On the eve of the launch of its 24/7 cable network, Fox Sports has nailed down the broadcast rights to the U.S. Open, the second of the four major golf championship tournaments.
The deal, which kicks in approximately 22 months after the launch of Fox Sports 1, marks the first time Fox Sports has secured the rights to one of golf’s majors. The Masters starts the cycle on ESPN/CBS, the Open is in June, the British Open tees off in July (ESPN) and the PGA Championship (TNT/CBS) rounds off the majors in August.
Terms of the deal were not disclosed, although insiders on Wednesday night said that Fox Sports paid a significant premium over the $40 million fee the United States Golf Association charged ESPN and NBC Sports. (Conservative estimates have Fox paying more than double that amount.)
The 12-year pact will bring Fox its first USGA major in June 2015.
The deal offers further proof that Fox is going to do everthing it can to bolster its already deep sports roster. It is also a wake-up call of sorts for NBC Sports and the Golf Channel, as it wrests the last major out of the Peacock’s clutches.
Golf Channel in 2015 will also forfeit stewardship of the U.S. Amateur and the Women’s Amateur championships. Meanwhile, ESPN will be shut out of telecasting the opening rounds of the U.S. Open.
The Fox deal runs through 2026.
With precious few tent pole properties available, Fox Sports has been particularly aggressive in rounding up live, DVR-proof content designed to topple ESPN from its pedestal. FS1 launches on Aug. 17.
“We’re looking forward to becoming the home to the preeminent golf championship in the world,” said Fox Sports co-president and COO Eric Shanks, by way of announcing the deal. “We’re committed to elevating coverage of USGA events on every level, infusing them with a new energy and innovation that will make every championship the best golf event on television.”

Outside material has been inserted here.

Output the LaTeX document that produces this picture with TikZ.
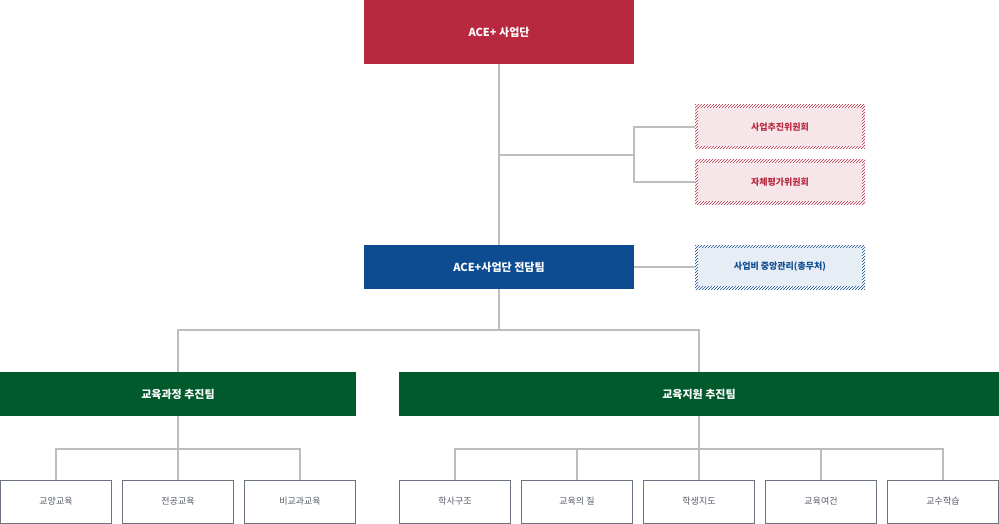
\documentclass[tikz,border=0pt]{standalone}
\usepackage{fontspec}
\setmainfont{Noto Sans CJK KR}
\usetikzlibrary{patterns}
\definecolor{aceRed}{HTML}{B8283F}
\definecolor{aceBlue}{HTML}{0E4C92}
\definecolor{aceGreen}{HTML}{005A2B}
\definecolor{lineGray}{HTML}{BDBDBD}
\definecolor{boxGray}{HTML}{6B7280}
\definecolor{pinkFill}{HTML}{F6E6EA}
\definecolor{blueFill}{HTML}{E6EDF5}
\begin{document}
\begin{tikzpicture}[x=1pt,y=-1pt,
    solid box/.style={minimum width=270pt, minimum height=44pt, inner sep=0pt, text=white, font=\bfseries\fontsize{11}{13}\selectfont},
    hatch box/.style={minimum width=170pt, minimum height=44pt, inner sep=0pt, font=\bfseries\fontsize{9}{11}\selectfont, pattern=north east lines, pattern color=#1, text=#1},
    inner fill/.style={path picture={\fill[#1] ([shift={(3pt,-3pt)}]path picture bounding box.north west) rectangle ([shift={(-3pt,3pt)}]path picture bounding box.south east);}},
    unit box/.style={draw=boxGray, line width=1pt, minimum width=111pt, minimum height=43pt, inner sep=0pt, text=boxGray!80!black, font=\fontsize{9}{11}\selectfont},
    link/.style={draw=lineGray, line width=2pt}
]
\useasboundingbox (0,0) rectangle (999,524);

% head
\node[solid box, fill=aceRed, minimum height=64pt] (ace) at (499,32) {ACE+ 사업단};
\node[solid box, fill=aceBlue] (team) at (499,267) {ACE+사업단 전담팀};

% committees
\node[hatch box=aceRed, inner fill=pinkFill] (promo) at (780,127) {사업추진위원회};
\node[hatch box=aceRed, inner fill=pinkFill] (eval) at (780,182) {자체평가위원회};
\node[hatch box=aceBlue, inner fill=blueFill] (budget) at (780,267) {사업비 중앙관리(총무처)};

% teams
\node[solid box, fill=aceGreen, minimum width=356pt] (curri) at (178,394) {교육과정 추진팀};
\node[solid box, fill=aceGreen, minimum width=600pt] (support) at (699,394) {교육지원 추진팀};

% units
\node[unit box] (u1) at (56,501.5) {교양교육};
\node[unit box] (u2) at (178,501.5) {전공교육};
\node[unit box] (u3) at (300,501.5) {비교과교육};
\node[unit box] (s1) at (455,501.5) {학사구조};
\node[unit box] (s2) at (577,501.5) {교육의 질};
\node[unit box] (s3) at (699,501.5) {학생지도};
\node[unit box] (s4) at (821,501.5) {교육여건};
\node[unit box] (s5) at (943,501.5) {교수학습};

% connectors
\coordinate (split) at (634,155);
\draw[link] (ace.south) -- (team.north);
\draw[link] (499,155) -- (split);
\draw[link] (promo.west) -| (split) |- (eval.west);
\draw[link] (team.east) -- (budget.west);
\draw[link] (team.south) -- (499,330);
\draw[link] (curri.north) |- (499,330) -| (support.north);
\draw[link] (curri.south) -- (178,449);
\draw[link] (u1.north) |- (178,449) -| (u3.north);
\draw[link] (178,449) -- (u2.north);
\draw[link] (support.south) -- (699,449);
\draw[link] (s1.north) |- (699,449) -| (s5.north);
\foreach \n in {s2,s3,s4} \draw[link] (\n.north) -- (\n.north |- 0,449);
\end{tikzpicture}
\end{document}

While the relatively staid pursuit that is golf may not immediately seem like a perfect fit for a sports group that has prided itself on its affiliation with Cleatus, the Fox NFL Sunday Robot and Terry Paxton Bradshaw, buyers say the move to Fox could help draw younger enthusiasts.

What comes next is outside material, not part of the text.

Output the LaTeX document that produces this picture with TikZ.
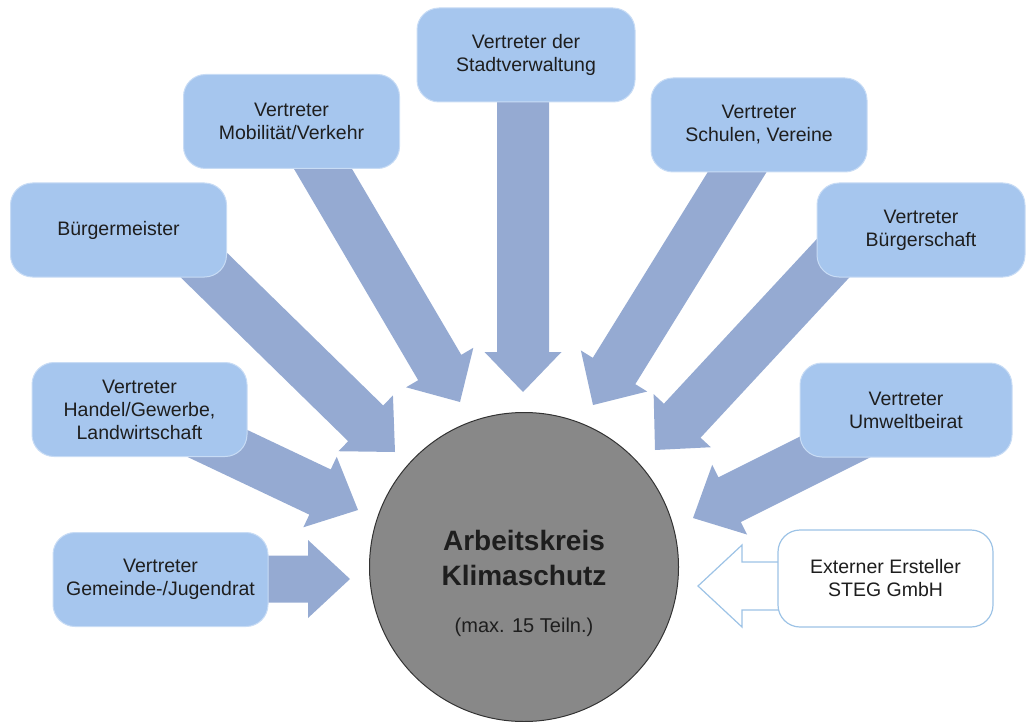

“Maybe it won’t be a Tiger [Woods] phenomenon where you see the demos shift quite a bit as more people begin to catch on to the thrill of seeing a guy play the way he did, but I can see Fox going a long way toward making the game more interesting for younger viewers,” said one sports buyer.

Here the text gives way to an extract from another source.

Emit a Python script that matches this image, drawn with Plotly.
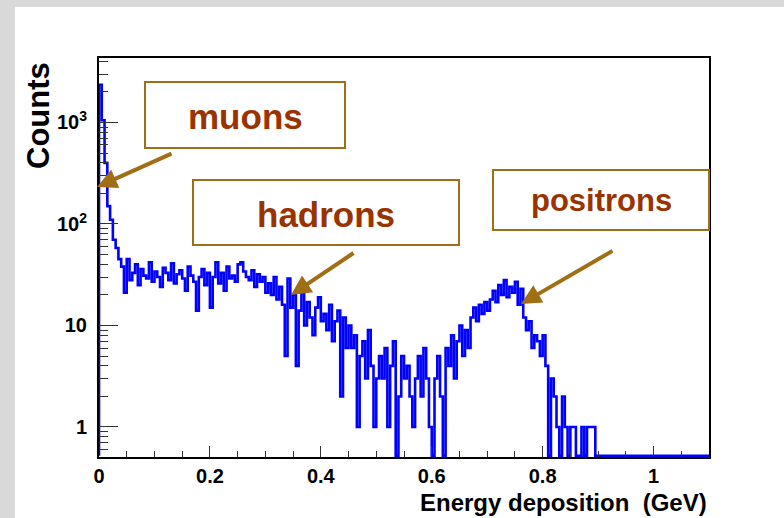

NBC’s veteran golf analyst Johnny Miller told the Associated Press that losing the U.S. Open was a “big bummer.” Miller added that he was particularly disappointed that the USGA effectively decided that “money was more important than basically a good golf crew.”
NBC has broadcast the U.S. Open since 1995.
While the loss of the Open is a blow to NBC, the network was sanguine in its response to the news. “The combination of NBC and Golf Channel will continue to be the dominant voice in golf coverage going forward,” NBC Sports said in a statement. “We’ve enjoyed our 19-year relationship with the USGA, and will continue to serve the golf fan every day.”
ESPN also released a statement, saying, “We’ve had a rewarding relationship with the USGA. We look forward to televising the U.S. Open and other USGA championships in 2014 and wish them the best in the future.”
While opportunities to seize marquee sports rights are few and far between, the next great battle is expected to erupt over the NBA packages, which expire at the end of the 2015-16 season.